#### DATA EXTRACT
----------

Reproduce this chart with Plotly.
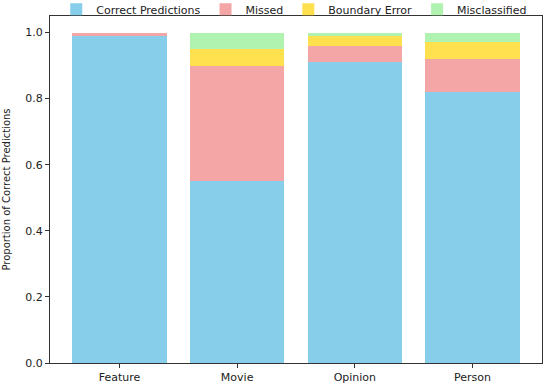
import plotly.graph_objects as go

categories = ["Feature", "Movie", "Opinion", "Person"]
correct = [0.99, 0.55, 0.91, 0.82]
missed = [0.01, 0.35, 0.05, 0.10]
boundary = [0.00, 0.05, 0.03, 0.05]
misclassified = [0.00, 0.05, 0.01, 0.03]

series = [
    ("Correct Predictions", correct, "#87CEEB"),
    ("Missed", missed, "#F4A6A6"),
    ("Boundary Error", boundary, "#FFE04F"),
    ("Misclassified", misclassified, "#B0F2B0"),
]

fig = go.Figure()
for name, vals, col in series:
    fig.add_trace(go.Bar(x=categories, y=vals, name=name, marker_color=col,
                         marker_line_width=0, width=0.8))

fig.update_layout(
    barmode="stack",
    width=550, height=384,
    margin=dict(l=50, r=8, t=16, b=21, autoexpand=False),
    plot_bgcolor="white", paper_bgcolor="white",
    font=dict(family="DejaVu Sans", size=11, color="#222"),
    legend=dict(orientation="h", traceorder="normal", x=0.535, xanchor="center",
                xref="container", yref="container", y=0.976, yanchor="middle",
                font=dict(size=11), itemwidth=30, bgcolor="rgba(0,0,0,0)"),
)
fig.update_xaxes(range=[-0.59, 3.59], showline=True, linecolor="#333", linewidth=1,
                 mirror=True, ticks="outside", ticklen=4, tickcolor="#333",
                 tickfont=dict(size=11), ticklabelstandoff=0)
fig.update_yaxes(range=[0, 1.05], showline=True, linecolor="#333", linewidth=1,
                 mirror=True, ticks="outside", ticklen=4, tickcolor="#333",
                 tickvals=[0, 0.2, 0.4, 0.6, 0.8, 1.0], tickformat=".1f",
                 showgrid=False, zeroline=False,
                 title=dict(text="Proportion of Correct Predictions", font=dict(size=10), standoff=12),
                 tickfont=dict(size=11))
fig.write_html("out.html", config={"displayModeBar": False},
               post_script="document.body.style.margin='0';document.body.style.overflow='hidden';")
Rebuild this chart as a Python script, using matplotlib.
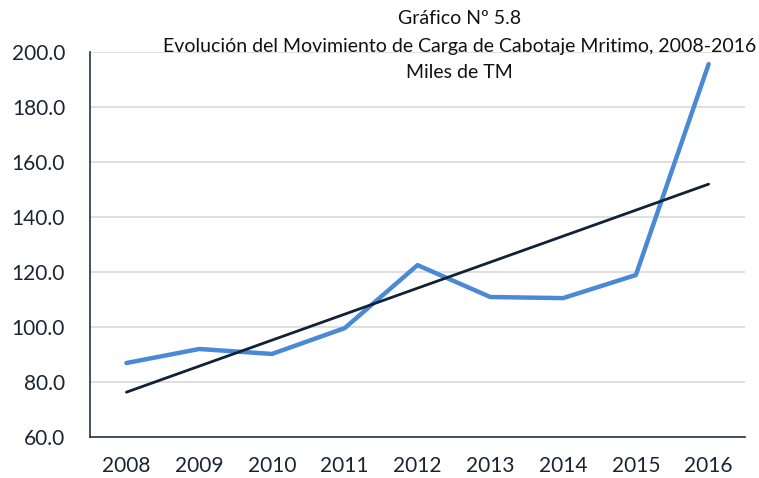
import numpy as np
import matplotlib
matplotlib.use("Agg")
import matplotlib.pyplot as plt

plt.rcParams['font.family'] = ['Lato', 'DejaVu Sans']

# Movimiento de carga de cabotaje marítimo (miles de TM)
years = ["2008", "2009", "2010", "2011", "2012", "2013", "2014", "2015", "2016"]
carga = [86.9, 92.0, 90.2, 99.6, 122.5, 110.9, 110.5, 118.9, 195.6]
yticks = [60.0, 80.0, 100.0, 120.0, 140.0, 160.0, 180.0, 200.0]

title_lines = ["Gráfico Nº 5.8",
               "Evolución del Movimiento de Carga de Cabotaje Mritimo, 2008-2016",
               "Miles de TM"]

x = np.arange(len(years))
# tendencia lineal
coef = np.polyfit(x, carga, 1)
trend = np.polyval(coef, x)

fig = plt.figure(figsize=(7.59, 4.78), dpi=100)
ax = fig.add_axes([0.1186, 0.0858, 0.9816 - 0.1186, 0.8912 - 0.0858])

ax.plot(x, carga, color="#4a89d6", lw=3.2, solid_capstyle="round", zorder=3)
ax.plot(x, trend, color="#0f2238", lw=2.0, solid_capstyle="round", zorder=4)

ax.set_xlim(-0.5, len(years) - 0.5)
ax.set_ylim(60, 200)
ax.set_yticks(yticks)
ax.set_yticklabels([f"{v:.1f}" for v in yticks])
ax.set_xticks(x)
ax.set_xticklabels(years)
ax.grid(axis="y", color="#d9d9d9", lw=1.2)
ax.set_axisbelow(True)

for s in ["top", "right"]:
    ax.spines[s].set_visible(False)
for s in ["left", "bottom"]:
    ax.spines[s].set_color("#1f3450")
    ax.spines[s].set_linewidth(1.2)

ax.tick_params(axis="both", length=0, labelsize=15, colors="#1a2533")
ax.tick_params(axis="x", pad=14)
ax.tick_params(axis="y", pad=18)

for line, yy in zip(title_lines, [0.962, 0.902, 0.848]):
    fig.text(0.605, yy, line, ha="center", va="center", fontsize=14, color="#111111")

fig.savefig("out.png", dpi=100)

----------

#### WRITTEN EXERCISE
Keep the pictures out and write out the records exactly.

#### TASK OUTPUT
Reproduce this chart with Plotly.
import plotly.graph_objects as go

categories = ["Feature", "Movie", "Opinion", "Person"]
correct = [0.99, 0.55, 0.91, 0.82]
missed = [0.01, 0.35, 0.05, 0.10]
boundary = [0.00, 0.05, 0.03, 0.05]
misclassified = [0.00, 0.05, 0.01, 0.03]

series = [
    ("Correct Predictions", correct, "#87CEEB"),
    ("Missed", missed, "#F4A6A6"),
    ("Boundary Error", boundary, "#FFE04F"),
    ("Misclassified", misclassified, "#B0F2B0"),
]

fig = go.Figure()
for name, vals, col in series:
    fig.add_trace(go.Bar(x=categories, y=vals, name=name, marker_color=col,
                         marker_line_width=0, width=0.8))

fig.update_layout(
    barmode="stack",
    width=550, height=384,
    margin=dict(l=50, r=8, t=16, b=21, autoexpand=False),
    plot_bgcolor="white", paper_bgcolor="white",
    font=dict(family="DejaVu Sans", size=11, color="#222"),
    legend=dict(orientation="h", traceorder="normal", x=0.535, xanchor="center",
                xref="container", yref="container", y=0.976, yanchor="middle",
                font=dict(size=11), itemwidth=30, bgcolor="rgba(0,0,0,0)"),
)
fig.update_xaxes(range=[-0.59, 3.59], showline=True, linecolor="#333", linewidth=1,
                 mirror=True, ticks="outside", ticklen=4, tickcolor="#333",
                 tickfont=dict(size=11), ticklabelstandoff=0)
fig.update_yaxes(range=[0, 1.05], showline=True, linecolor="#333", linewidth=1,
                 mirror=True, ticks="outside", ticklen=4, tickcolor="#333",
                 tickvals=[0, 0.2, 0.4, 0.6, 0.8, 1.0], tickformat=".1f",
                 showgrid=False, zeroline=False,
                 title=dict(text="Proportion of Correct Predictions", font=dict(size=10), standoff=12),
                 tickfont=dict(size=11))
fig.write_html("out.html", config={"displayModeBar": False},
               post_script="document.body.style.margin='0';document.body.style.overflow='hidden';")
Rebuild this chart as a Python script, using matplotlib.
import numpy as np
import matplotlib
matplotlib.use("Agg")
import matplotlib.pyplot as plt

plt.rcParams['font.family'] = ['Lato', 'DejaVu Sans']

# Movimiento de carga de cabotaje marítimo (miles de TM)
years = ["2008", "2009", "2010", "2011", "2012", "2013", "2014", "2015", "2016"]
carga = [86.9, 92.0, 90.2, 99.6, 122.5, 110.9, 110.5, 118.9, 195.6]
yticks = [60.0, 80.0, 100.0, 120.0, 140.0, 160.0, 180.0, 200.0]

title_lines = ["Gráfico Nº 5.8",
               "Evolución del Movimiento de Carga de Cabotaje Mritimo, 2008-2016",
               "Miles de TM"]

x = np.arange(len(years))
# tendencia lineal
coef = np.polyfit(x, carga, 1)
trend = np.polyval(coef, x)

fig = plt.figure(figsize=(7.59, 4.78), dpi=100)
ax = fig.add_axes([0.1186, 0.0858, 0.9816 - 0.1186, 0.8912 - 0.0858])

ax.plot(x, carga, color="#4a89d6", lw=3.2, solid_capstyle="round", zorder=3)
ax.plot(x, trend, color="#0f2238", lw=2.0, solid_capstyle="round", zorder=4)

ax.set_xlim(-0.5, len(years) - 0.5)
ax.set_ylim(60, 200)
ax.set_yticks(yticks)
ax.set_yticklabels([f"{v:.1f}" for v in yticks])
ax.set_xticks(x)
ax.set_xticklabels(years)
ax.grid(axis="y", color="#d9d9d9", lw=1.2)
ax.set_axisbelow(True)

for s in ["top", "right"]:
    ax.spines[s].set_visible(False)
for s in ["left", "bottom"]:
    ax.spines[s].set_color("#1f3450")
    ax.spines[s].set_linewidth(1.2)

ax.tick_params(axis="both", length=0, labelsize=15, colors="#1a2533")
ax.tick_params(axis="x", pad=14)
ax.tick_params(axis="y", pad=18)

for line, yy in zip(title_lines, [0.962, 0.902, 0.848]):
    fig.text(0.605, yy, line, ha="center", va="center", fontsize=14, color="#111111")

fig.savefig("out.png", dpi=100)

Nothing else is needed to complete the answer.